Другое дело, что у Шагала летающие возлюбленные безупречно вписаны в окружающий шагаловский мир, а у Балаяна они вписаны в советскую реальность начала 80-х, которая никак с ними не монтируется. А метафорическое толкование полета как свободы слишком банально для того, чтобы строить на ней картину про зажим свободы в СССР. Кроме того, банальность обычно граничит с пошлостью. И когда в первой же сцене фильма пожилой диссидент (Олег Янковский) демонстрирует молодому (Андрей Кузичев) спящую полуобнаженную любовницу (Оксана Акиньшина), хвастливо выкладывая подробности их интимной жизни, тот на нее пялится, а девушка делает вид, будто спит.
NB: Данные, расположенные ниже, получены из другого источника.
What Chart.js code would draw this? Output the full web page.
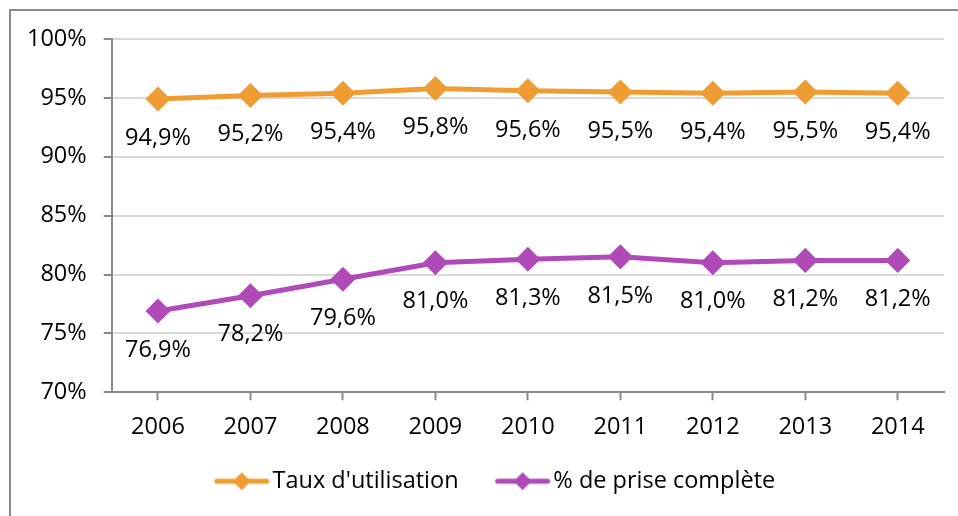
<!DOCTYPE html>
<html>
<head>
<meta charset="utf-8">
<script src="https://cdn.jsdelivr.net/npm/chart.js@4/dist/chart.umd.min.js"></script>
<style>
  html, body { margin: 0; padding: 0; background: #fff; overflow: hidden; }
  #frame { position: absolute; left: 9px; top: 9px; width: 1200px; height: 800px; border: 2px solid #8a8a8a; }
  #wrap { position: absolute; left: 0; top: 0; width: 958px; height: 516px; }
</style>
</head>
<body>
<div id="frame"></div>
<div id="wrap"><canvas id="c"></canvas></div>
<script>
// values
const years = ['2006', '2007', '2008', '2009', '2010', '2011', '2012', '2013', '2014'];
const tauxUtilisation = [94.9, 95.2, 95.4, 95.8, 95.6, 95.5, 95.4, 95.5, 95.4];
const priseComplete = [76.9, 78.2, 79.6, 81.0, 81.3, 81.5, 81.0, 81.2, 81.2];
const seriesNames = ["Taux d'utilisation", '% de prise complète'];

const ORANGE = '#ef9d33';
const PURPLE = '#b04ab8';
const FONT = "'Open Sans', 'Noto Sans', sans-serif";
const FSIZE = 23.5;

// legend swatch: line with a diamond in the middle
// canvas is wider than the legend box so the line can sit next to the text
function swatch(color) {
    const cv = document.createElement('canvas');
    cv.width = 100; cv.height = 20;
    const g = cv.getContext('2d');
    g.strokeStyle = color;
    g.lineWidth = 5;
    g.lineCap = 'round';
    g.beginPath(); g.moveTo(40, 10); g.lineTo(90, 10); g.stroke();
    g.fillStyle = color;
    g.beginPath();
    g.moveTo(65, 1); g.lineTo(74, 10); g.lineTo(65, 19); g.lineTo(56, 10);
    g.closePath(); g.fill();
    return cv;
}

// value labels under each point
const pointLabels = {
    id: 'pointLabels',
    afterDatasetsDraw(chart) {
        const ctx = chart.ctx;
        ctx.save();
        ctx.font = FSIZE + 'px ' + FONT;
        ctx.fillStyle = '#000';
        ctx.textAlign = 'center';
        ctx.textBaseline = 'middle';
        chart.data.datasets.forEach((ds, di) => {
            chart.getDatasetMeta(di).data.forEach((pt, i) => {
                const txt = ds.data[i].toFixed(1).replace('.', ',') + '%';
                ctx.fillText(txt, pt.x, pt.y + 39);
            });
        });
        ctx.restore();
    }
};

// legend sits a bit right of the canvas centre in the original
const shiftLegend = {
    id: 'shiftLegend',
    afterLayout(chart) {
        chart.legend.left += 7;
        chart.legend.right += 7;
    }
};

const ctx = document.getElementById('c').getContext('2d');
new Chart(ctx, {
    type: 'line',
    data: {
        labels: years,
        datasets: [
            {
                label: seriesNames[0],
                data: tauxUtilisation,
                borderColor: ORANGE,
                backgroundColor: ORANGE,
                borderWidth: 5,
                pointStyle: 'rectRot',
                pointRadius: 9,
                pointHoverRadius: 9,
                tension: 0
            },
            {
                label: seriesNames[1],
                data: priseComplete,
                borderColor: PURPLE,
                backgroundColor: PURPLE,
                borderWidth: 5,
                pointStyle: 'rectRot',
                pointRadius: 9,
                pointHoverRadius: 9,
                tension: 0
            }
        ]
    },
    options: {
        responsive: true,
        maintainAspectRatio: false,
        animation: false,
        layout: { padding: { left: 10, right: 14, top: 39, bottom: 13 } },
        plugins: {
            tooltip: { enabled: false },
            legend: {
                position: 'bottom',
                labels: {
                    usePointStyle: true,
                    pointStyleWidth: 68,
                    boxHeight: 20,
                    padding: 15,
                    color: '#000',
                    font: { family: FONT, size: FSIZE },
                    generateLabels(chart) {
                        return chart.data.datasets.map((ds, i) => ({
                            text: ds.label,
                            pointStyle: swatch(ds.borderColor),
                            fillStyle: ds.borderColor,
                            strokeStyle: ds.borderColor,
                            lineWidth: 0,
                            datasetIndex: i,
                            fontColor: '#000'
                        }));
                    }
                }
            }
        },
        scales: {
            x: {
                offset: true,
                grid: { drawOnChartArea: false, tickLength: 8, tickColor: '#8a8a8a', tickWidth: 2 },
                border: { color: '#8a8a8a', width: 2 },
                ticks: { color: '#000', font: { family: FONT, size: FSIZE }, padding: 13, maxRotation: 0 }
            },
            y: {
                min: 70,
                max: 100,
                grid: { color: '#d9d9d9', lineWidth: 2, tickLength: 8, tickColor: '#8a8a8a', tickWidth: 2 },
                border: { color: '#8a8a8a', width: 2 },
                ticks: {
                    stepSize: 5,
                    color: '#000',
                    font: { family: FONT, size: FSIZE },
                    padding: 17,
                    callback: v => v + '%'
                }
            }
        }
    },
    plugins: [pointLabels, shiftLegend]
});
</script>
</body>
</html>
По этой первой сцене легко предсказать дальнейший ход фильма – образование и печальный конец летающего наяву любовного треугольника. Не назовешь удачным и конец фильма, где молодой герой сходит с ума: никуда ведь не уйти от мысли, что все эти полеты, а вместе с ними и все диссидентские помыслы – лишь плоды нездорового воображения. Но ведь этого Балаян с Ибрагимбековым, думается, сказать не хотели – просто упустили одно из прочтений своего произведения.